The bill reduces timber transport costs and speeds deliveries by allowing heavier loads consistent with each State's pre-enactment tolerances, but it raises Interstate safety and infrastructure wear risks and may lock in higher weight permissions that limit future state policymaking.
Transportation and timber businesses (truckers, haulers, and rural sawmills) can haul heavier timber loads up to each State's pre-enactment tolerance, reducing trips and lowering per-ton hauling costs and improving supply speed for local timber economies.
Fewer truck trips per ton transported on timber routes could reduce total vehicle miles traveled and associated emissions on those routes, lessening localized air pollution impacts.
Heavier allowed loads increase road-safety risks (worse braking, greater rollover risk) for drivers and other road users on Interstates.

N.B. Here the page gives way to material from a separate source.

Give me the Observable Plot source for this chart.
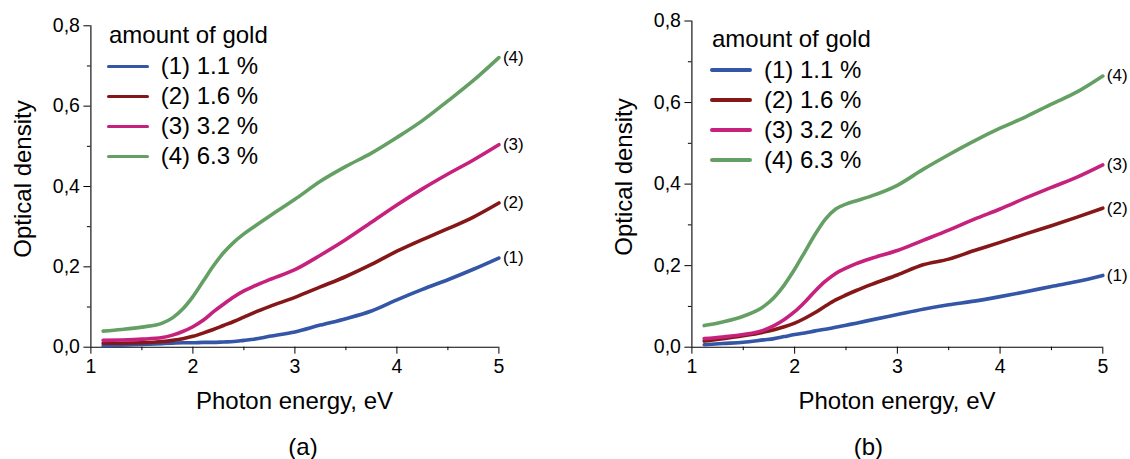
<!DOCTYPE html>
<html><head><meta charset="utf-8">
<script src="https://cdn.jsdelivr.net/npm/d3@7"></script>
<script src="https://cdn.jsdelivr.net/npm/@observablehq/plot@0.6"></script>
<style>
body{margin:0;background:#fff;font-family:"Liberation Sans",Arial,sans-serif;}
#root{position:relative;width:1130px;height:459px;overflow:hidden;background:#fff;}
.panel{position:absolute;top:0;}
.t{position:absolute;white-space:nowrap;color:#000;line-height:1;font-family:"Liberation Sans",Arial,sans-serif;}
.sw{position:absolute;height:3.5px;border-radius:2px;}
</style></head><body><div id="root"></div><script>
// ---------- data ----------
const seriesLabels = ["(1) 1.1 %", "(2) 1.6 %", "(3) 3.2 %", "(4) 6.3 %"];
const endLabels = ["(1)", "(2)", "(3)", "(4)"];
const colors = ["#3356a6", "#861719", "#c6217d", "#64a064"];
const legendTitle = "amount of gold";
const xTicks = [1, 2, 3, 4, 5];
const xMinor = [1.5, 2.5, 3.5, 4.5];
const yTicks = [0, 0.2, 0.4, 0.6, 0.8];
const yMinor = [0.1, 0.3, 0.5, 0.7];
const xTitle = "Photon energy, eV";
const yTitle = "Optical density";

// photon energy grid (eV)
const energy = [1.12, 1.3, 1.5, 1.7, 1.8, 1.9, 2.0, 2.1, 2.2, 2.3, 2.4, 2.5, 2.6, 2.75, 3.0, 3.25, 3.5, 3.75, 4.0, 4.25, 4.5, 4.75, 5.0];

// panel (a)
const a1 = [0.004,0.005,0.007,0.009,0.010,0.011,0.011,0.012,0.012,0.013,0.014,0.017,0.020,0.027,0.038,0.055,0.071,0.090,0.118,0.144,0.168,0.194,0.222];
const a2 = [0.010,0.010,0.011,0.014,0.017,0.021,0.027,0.035,0.044,0.054,0.064,0.075,0.086,0.101,0.124,0.150,0.176,0.206,0.239,0.268,0.295,0.324,0.359];
const a3 = [0.017,0.018,0.020,0.024,0.030,0.039,0.051,0.067,0.088,0.107,0.125,0.140,0.152,0.168,0.193,0.229,0.268,0.311,0.354,0.394,0.431,0.466,0.504];
const a4 = [0.040,0.044,0.050,0.060,0.073,0.095,0.126,0.164,0.202,0.235,0.261,0.282,0.300,0.326,0.368,0.413,0.450,0.483,0.522,0.564,0.613,0.664,0.721];

// panel (b)
const b1 = [0.006,0.009,0.012,0.018,0.021,0.026,0.031,0.035,0.040,0.044,0.049,0.054,0.059,0.067,0.080,0.093,0.104,0.113,0.124,0.136,0.149,0.161,0.176];
const b2 = [0.015,0.021,0.028,0.037,0.043,0.050,0.059,0.071,0.085,0.101,0.116,0.128,0.139,0.154,0.177,0.202,0.216,0.237,0.257,0.278,0.298,0.319,0.341];
const b3 = [0.021,0.025,0.031,0.042,0.053,0.068,0.087,0.111,0.138,0.162,0.181,0.194,0.205,0.218,0.237,0.262,0.287,0.314,0.339,0.366,0.392,0.417,0.447];
const b4 = [0.053,0.062,0.076,0.100,0.122,0.153,0.191,0.234,0.277,0.314,0.339,0.351,0.359,0.371,0.397,0.436,0.472,0.506,0.537,0.565,0.596,0.626,0.665];

const captions = ["(a)", "(b)"];

// ---------- drawing ----------
const root = document.getElementById("root");
const FONT = "Liberation Sans, Arial, sans-serif";

function panel(series, g) {
  const marks = [
    Plot.axisX({ticks: xMinor, tickSize: 3.5, tickFormat: () => "", label: null}),
    Plot.axisY({ticks: yMinor, tickSize: 3.5, tickFormat: () => "", label: null}),
    Plot.axisX({ticks: xTicks, tickSize: 7, tickPadding: 5, fontSize: 19.5, label: null, tickFormat: d => String(d)}),
    Plot.axisY({ticks: yTicks, tickSize: 7, tickPadding: 4, fontSize: 19.5, label: null, tickFormat: d => d.toFixed(1).replace(".", ",")}),
    Plot.ruleX([1], {stroke: "black", strokeWidth: 1.1}),
    Plot.ruleY([0], {stroke: "black", strokeWidth: 1.1})
  ];
  series.forEach((s, i) => {
    marks.push(Plot.line(energy.map((e, j) => [e, s[j]]), {stroke: colors[i], strokeWidth: 3.6, curve: "monotone-x"}));
  });
  const ends = series.map((s, i) => ({E: energy[energy.length - 1], OD: s[s.length - 1], label: endLabels[i]}));
  marks.push(Plot.text(ends, {x: "E", y: "OD", text: "label", textAnchor: "start", dx: 4, fontSize: 17, fill: "black"}));
  const svg = Plot.plot({
    width: 565, height: 459,
    marginLeft: g.ml, marginRight: g.mr, marginTop: g.mt, marginBottom: 112.3,
    x: {domain: [1, 5]},
    y: {domain: [0, 0.8]},
    style: {fontFamily: FONT, background: "transparent", color: "black", overflow: "visible"},
    marks
  });
  svg.classList.add("panel");
  svg.style.left = g.left + "px";
  root.appendChild(svg);
}

function text(str, x, y, size, anchor) {
  const d = document.createElement("div");
  d.className = "t";
  d.textContent = str;
  d.style.left = x + "px";
  d.style.top = y + "px";
  d.style.fontSize = size + "px";
  const tx = anchor === "start" ? "0" : "-50%";
  d.style.transform = `translate(${tx},-50%)`;
  root.appendChild(d);
  return d;
}

function rotText(str, cx, cy, size) {
  const d = document.createElement("div");
  d.className = "t";
  d.textContent = str;
  d.style.fontSize = size + "px";
  d.style.left = cx + "px";
  d.style.top = cy + "px";
  d.style.transform = "translate(-50%,-50%) rotate(-90deg)";
  root.appendChild(d);
}

function legend(g) {
  text(legendTitle, g.titleX, g.titleY, 24, "start");
  seriesLabels.forEach((lab, i) => {
    const y = g.rowY + i * 30;
    const s = document.createElement("div");
    s.className = "sw";
    s.style.left = g.lineX0 + "px";
    s.style.width = (g.lineX1 - g.lineX0) + "px";
    s.style.top = (y - 1.75) + "px";
    s.style.background = colors[i];
    root.appendChild(s);
    text(lab, g.textX, y, 24, "start");
  });
}

const geoA = {left: 0, ml: 90.4, mr: 66.6, mt: 25.3};
const geoB = {left: 565, ml: 126.4, mr: 27.7, mt: 20.5};
panel([a1, a2, a3, a4], geoA);
panel([b1, b2, b3, b4], geoB);

legend({titleX: 109, titleY: 35, lineX0: 107.3, lineX1: 148.7, textX: 160.7, rowY: 66.3});
legend({titleX: 712, titleY: 39, lineX0: 710, lineX1: 751.6, textX: 764, rowY: 70});

text(xTitle, 294.5, 400.5, 24, "middle");
text(xTitle, 897, 400.5, 24, "middle");
rotText(yTitle, 23, 178.5, 24);
rotText(yTitle, 623.6, 176.7, 24);
text(captions[0], 303, 447, 24, "middle");
text(captions[1], 868.4, 446.7, 24, "middle");
</script></body></html>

Allowing heavier loads may accelerate pavement and bridge wear on the Interstate system, raising maintenance and repair costs for States and taxpayers.
The waiver applies only to state weight tolerances in effect at enactment, potentially locking in higher load permissions and limiting States' ability to later tighten weight standards or protections.
Based on analysis of 2 sections of legislative text.
Allows certain logging trucks to use State legal weight tolerances in effect on enactment to exceed federal Interstate weight limits for trips up to 150 air miles, subject to State configuration rules.
Introduced March 13, 2025 by Ron Johnson · Last progress March 13, 2025
Allows certain logging trucks to exceed the federal Interstate vehicle weight limits by permitting them to use State legal weight tolerances that were in effect on the date of enactment. The waiver applies only to vehicles hauling raw or unfinished forest products, traveling no more than 150 air miles on the Interstate to a storage or processing facility, and only if the vehicle meets each State's legal weight tolerances and vehicle configuration rules where it operates.